Currently, when an executable is called like: ld-linux --library-path <path> executable, lldb is not able to load the shared libraries needed by the executable provided by library-path. lldb is not able to set Rendezvous breakpoint in this case.
This patch adds the support to enable setting rendezvous breakpoint when called using ld-*.so. It enables it to hit the breakpoint and extract the address of the rendezvous structure, which is how lldb is now able to load the shared libraries.

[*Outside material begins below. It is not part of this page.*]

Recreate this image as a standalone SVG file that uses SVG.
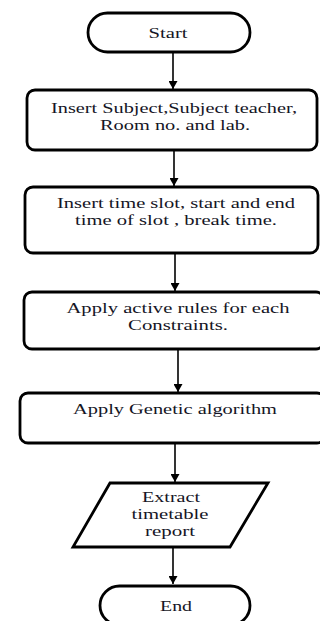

I get what you're trying to say, but I'm having issues with these comments, as they're wrong on multiple levels. For one, argv[0] essentially has no relationship to the binary being executed (ld.so even has an argument to supply an arbitrary string as argv[0] to the executable). But more importantly, when the executable is "run" in this way (as an argument to ld.so), as far as the operating system (and lldb) is concerned ld.so _is_ the main executable. You can see this in the /proc/$PID/exe symlink, or in all the target->GetExecutableModule calls in this patch. What this patch actually does is to _disable_ the logic of treating the "main executable" (the one with an empty name in the rendezvous structure) as special, so that it can be treated as one of the libraries.
With that in mind, I think it'd be better to say that this flag indicates whether the main program is the dynamic linker/loader/program interpreter.